NEMDataTools Project Board

This guide outlines the project structure and implementation plan for the NEMDataTools Python package. The project is designed to provide a comprehensive toolkit for accessing, processing, and analyzing Australian Energy Market Operator (AEMO) data.

Status Update: This project has been successfully completed and is production-ready. The implementation exceeded the original scope with comprehensive functionality, testing, and documentation.

Note: This guide provides the original structure and setup plan. Actual implementation details may vary based on requirements discovered during development.

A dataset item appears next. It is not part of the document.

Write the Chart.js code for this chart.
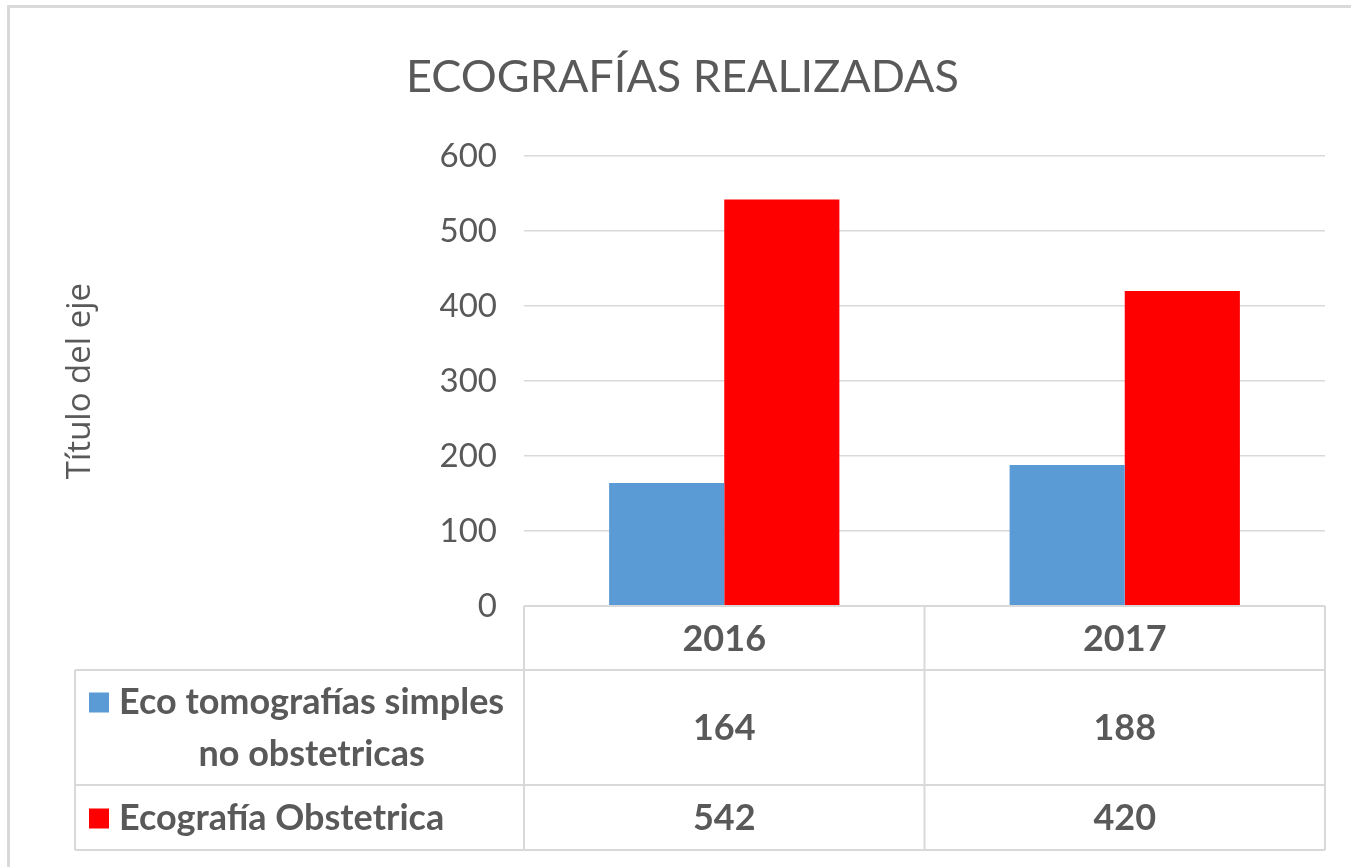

Phase 1: Project Setup (Milestones 1-2) ✅ COMPLETED

Milestone 1: Development Environment Setup ✅ COMPLETED

  1. Install UV

    • pip install uv or use the recommended curl installation method

    • Configure UV with a .uv.toml file

  2. Create Project Structure

    • Initialize git repository

    • Create directory structure following the src layout:

      nemdatatools/
      ├── .github/workflows/
      ├── docs/
      ├── src/nemdatatools/
      ├── tests/
      ├── .gitignore
      ├── LICENSE
      ├── pyproject.toml
      ├── README.md
      ├── .uv.toml
      
  3. Configure Packaging

    • Create pyproject.toml with minimal dependencies

    • Create virtual environment: uv venv

    • Activate the environment: source .venv/bin/activate

    • Install in development mode: uv pip install -e ".[dev]"

Milestone 2: Core Module Skeletons ✅ COMPLETED

  1. Implement Basic Module StructureCOMPLETED

    • Create __init__.py with version info

    • Add full implementations for:

      • downloader.py - comprehensive HTTP handling, retry logic

      • cache.py - metadata-based intelligent caching

      • timeutils.py - AEST timezone, dispatch intervals

      • processor.py - comprehensive data standardization functions

      • batch_commands.py - parallel download operations

      • mmsdm_helper.py - MMSDM-specific utilities

      • data_source.py - configuration for multiple data types

  2. Set Up Testing FrameworkCOMPLETED

    • Configured pytest with coverage

    • Comprehensive test files for all modules

    • GitHub Actions CI/CD workflows with automated testing

Phase 2: Core Functionality Implementation (Milestones 3-4)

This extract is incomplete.